Second, joining a group always means sacrificing your own freedom to some extent. You are voluntarily tying yourself to others. You don’t have to be part of a group and you don’t have to change to fit the group’s demands. If you choose to, it is voluntarily. If the group doesn’t fit you and can’t reasonably be changed to fit you, don’t be part of it. Libertarian Harry Browne said, “By bending yourself to fit the institutions, you turn things inside out. The institutions must be created and utilized as they serve you—not vice versa. When they don’t add anything to your well-being, you have no logical reason to support them.”

If you somehow mysteriously got this far and would like to share your thoughts publicly (or privately,) I would find that exceedingly cool.

2 thoughts on “Reward vs Effort: Team Dynamics”
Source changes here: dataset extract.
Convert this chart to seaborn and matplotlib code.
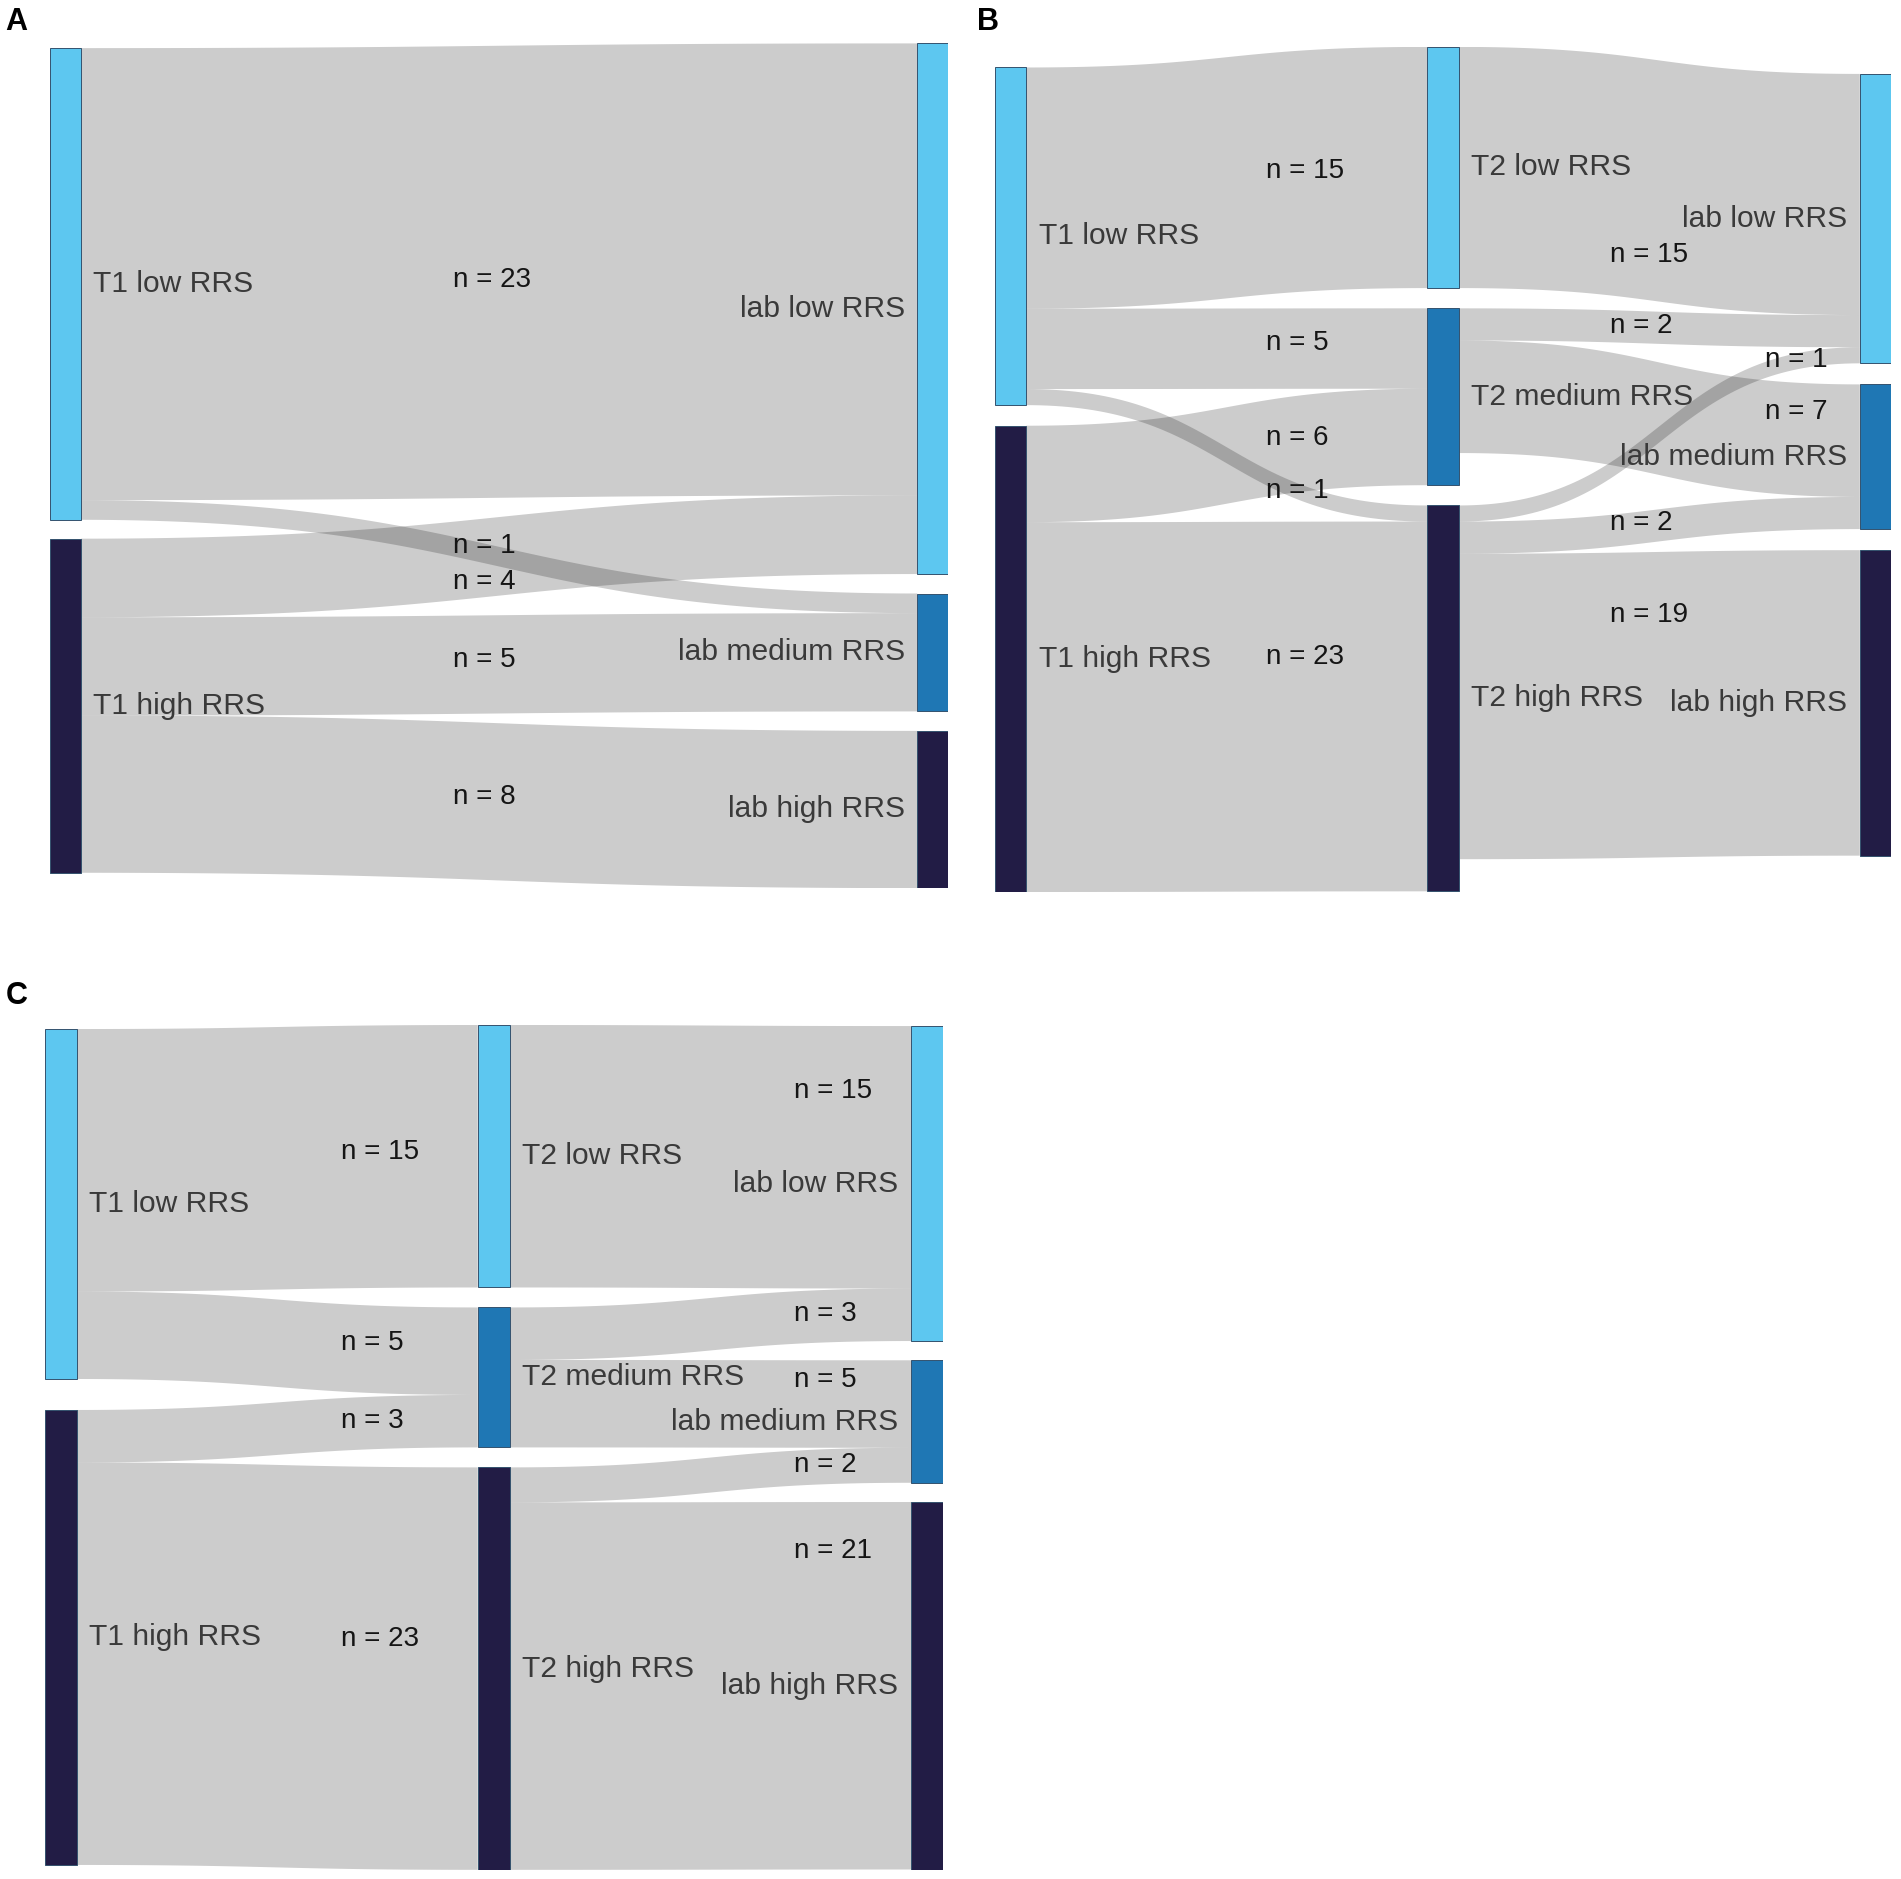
import seaborn as sns
import matplotlib.pyplot as plt
import numpy as np

# ---- data ----
# panel A: T1 -> lab
a_columns = [["T1 low RRS", "T1 high RRS"],
             ["lab low RRS", "lab medium RRS", "lab high RRS"]]
a_source = ["T1 low RRS", "T1 low RRS", "T1 high RRS", "T1 high RRS", "T1 high RRS"]
a_target = ["lab low RRS", "lab medium RRS", "lab low RRS", "lab medium RRS", "lab high RRS"]
a_n = [23, 1, 4, 5, 8]

# panel B: T1 -> T2 -> lab
b_columns = [["T1 low RRS", "T1 high RRS"],
             ["T2 low RRS", "T2 medium RRS", "T2 high RRS"],
             ["lab low RRS", "lab medium RRS", "lab high RRS"]]
b_source = ["T1 low RRS", "T1 low RRS", "T1 low RRS", "T1 high RRS", "T1 high RRS",
            "T2 low RRS", "T2 medium RRS", "T2 medium RRS",
            "T2 high RRS", "T2 high RRS", "T2 high RRS"]
b_target = ["T2 low RRS", "T2 medium RRS", "T2 high RRS", "T2 medium RRS", "T2 high RRS",
            "lab low RRS", "lab low RRS", "lab medium RRS",
            "lab low RRS", "lab medium RRS", "lab high RRS"]
b_n = [15, 5, 1, 6, 23, 15, 2, 7, 1, 2, 19]

# panel C: T1 -> T2 -> lab
c_columns = [["T1 low RRS", "T1 high RRS"],
             ["T2 low RRS", "T2 medium RRS", "T2 high RRS"],
             ["lab low RRS", "lab medium RRS", "lab high RRS"]]
c_source = ["T1 low RRS", "T1 low RRS", "T1 high RRS", "T1 high RRS",
            "T2 low RRS", "T2 medium RRS", "T2 medium RRS", "T2 high RRS", "T2 high RRS"]
c_target = ["T2 low RRS", "T2 medium RRS", "T2 medium RRS", "T2 high RRS",
            "lab low RRS", "lab low RRS", "lab medium RRS", "lab medium RRS", "lab high RRS"]
c_n = [15, 5, 3, 23, 15, 3, 5, 2, 21]

# ---- style / layout ----
node_colors = {"low": "#5DC7F0", "medium": "#1F77B4", "high": "#221C45"}
link_color = (0, 0, 0, 0.2)
FIG_W, FIG_H = 1901, 1879

# box in pixels (left, top, right, bottom), column offsets/pads in persons
layout = {
    "A": dict(box=(50.2, 43.4, 948.0, 888.5), node_w=0.0354, height=43.0,
              offsets=[0.24, 0.0], pads=[0.96, 0.99],
              label_xy=[(0.465, 12.05), (0.465, 25.56), (0.465, 27.41),
                        (0.465, 31.35), (0.465, 38.33)],
              letter=(5, 30)),
    "B": dict(box=(994.8, 46.9, 1891.3, 892.0), node_w=0.0728, height=52.56,
              offsets=[1.28, 0.0, 1.68], pads=[1.28, 1.26, 1.31],
              label_xy=[(0.626, 7.72), (0.626, 18.42), (0.626, 27.62), (0.626, 24.3),
                        (0.626, 37.95), (1.4225, 12.92), (1.4225, 17.36), (1.7815, 22.72),
                        (1.7815, 19.47), (1.4225, 29.58), (1.4225, 35.31)],
              letter=(977, 30)),
    "C": dict(box=(44.5, 1025.0, 943.0, 1869.5), node_w=0.0739, height=48.26,
              offsets=[0.23, 0.0, 0.06], pads=[1.77, 1.14, 1.10],
              label_xy=[(0.684, 7.25), (0.684, 18.19), (0.684, 22.62), (0.684, 35.1),
                        (1.730, 3.78), (1.730, 16.53), (1.730, 20.27), (1.730, 25.12),
                        (1.730, 30.04)],
              letter=(6, 1004)),
}

sns.set_theme(style="white")
plt.rcParams["font.family"] = ["Liberation Sans", "DejaVu Sans"]

NODE_FONT = 21.6
N_FONT = 20


def level(name):
    for key in ("low", "medium", "high"):
        if f" {key} " in name:
            return key


def link_path(x0, x1, ya, yb):
    t = np.linspace(0, 1, 80)
    xm = (x0 + x1) / 2
    x = (1 - t) ** 3 * x0 + 3 * (1 - t) ** 2 * t * xm + 3 * (1 - t) * t ** 2 * xm + t ** 3 * x1
    s = 3 * t ** 2 - 2 * t ** 3
    return x, ya + (yb - ya) * s


def sankey(ax, columns, source, target, n, lay):
    col_of, order = {}, {}
    for c, names in enumerate(columns):
        for k, name in enumerate(names):
            col_of[name] = c
            order[name] = k
    inflow = {name: 0 for name in col_of}
    outflow = {name: 0 for name in col_of}
    for s, t, v in zip(source, target, n):
        outflow[s] += v
        inflow[t] += v
    size = {name: max(inflow[name], outflow[name]) for name in col_of}

    top = {}
    for c, names in enumerate(columns):
        y = lay["offsets"][c]
        for name in names:
            top[name] = y
            y += size[name] + lay["pads"][c]

    links = list(zip(source, target, n))
    src_y, tgt_y = {}, {}
    for name in col_of:
        y = top[name]
        for i in sorted([i for i, l in enumerate(links) if l[0] == name],
                        key=lambda i: order[links[i][1]]):
            src_y[i] = y
            y += links[i][2]
        y = top[name]
        for i in sorted([i for i, l in enumerate(links) if l[1] == name],
                        key=lambda i: order[links[i][0]]):
            tgt_y[i] = y
            y += links[i][2]

    w = lay["node_w"]
    for i, (s, t, v) in enumerate(links):
        x0 = col_of[s] + w
        x1 = col_of[t]
        xs, ytop = link_path(x0, x1, src_y[i], tgt_y[i])
        _, ybot = link_path(x0, x1, src_y[i] + v, tgt_y[i] + v)
        ax.fill(np.concatenate([xs, xs[::-1]]), np.concatenate([ytop, ybot[::-1]]),
                color=link_color, lw=0, zorder=1)

    last = len(columns) - 1
    for name, c in col_of.items():
        ax.bar(c, size[name], bottom=top[name], width=w, align="edge",
               color=node_colors[level(name)], edgecolor="#34526e", linewidth=0.7, zorder=2)
        yc = top[name] + size[name] / 2
        if c < last:
            ax.annotate(name, (c + w, yc), xytext=(9, 0), textcoords="offset points",
                        ha="left", va="center", fontsize=NODE_FONT, color="#3a3a3a", zorder=3)
        else:
            ax.annotate(name, (c, yc), xytext=(-9, 0), textcoords="offset points",
                        ha="right", va="center", fontsize=NODE_FONT, color="#3a3a3a", zorder=3)

    for (x, y), v in zip(lay["label_xy"], n):
        ax.text(x, y, f"n = {v}", ha="left", va="center", fontsize=N_FONT,
                color="#151515", zorder=3)

    ax.set_xlim(0, last + w)
    ax.set_ylim(lay["height"], 0)
    ax.axis("off")


fig = plt.figure(figsize=(FIG_W / 100, FIG_H / 100), dpi=100)

panels = {"A": (a_columns, a_source, a_target, a_n),
          "B": (b_columns, b_source, b_target, b_n),
          "C": (c_columns, c_source, c_target, c_n)}

for key, (columns, source, target, n) in panels.items():
    lay = layout[key]
    l, t, r, b = lay["box"]
    ax = fig.add_axes([l / FIG_W, 1 - b / FIG_H, (r - l) / FIG_W, (b - t) / FIG_H])
    sankey(ax, columns, source, target, n, lay)
    lx, ly = lay["letter"]
    fig.text(lx / FIG_W, 1 - ly / FIG_H, key, fontsize=22, fontweight="bold",
             ha="left", va="baseline", color="black")

fig.savefig("out.png", dpi=100, facecolor="white")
  1. Very well written – I also think Employees don’t have to view their jobs as Constraint if the owner treats them as part of the company. Then this flows to teams, definitely the bigger the team, the harder it is dealing with all the different personalities. A good way description for each one, similar to the Disc Profile and many others out there where we can all view and see how we can build as individuals being not only sensitive, but understanding to the other teammates and individuals we are all trying to help.

    Reply
    • I agree that employees don’t have to view their jobs as Constraint, but that a) an owner that assumes they are in Focus instead of Constrain is going to be taken unaware when that is revealed through employee choices, and b) a business that only works if employees are in Focus mode does not have a realistic business plan.

      Encouraging and rewarding employees to where they do see it as a Focus activity will (or should?) produce a better business result, but I think it is not a safe choice to build the business expecting employees to view their jobs that way.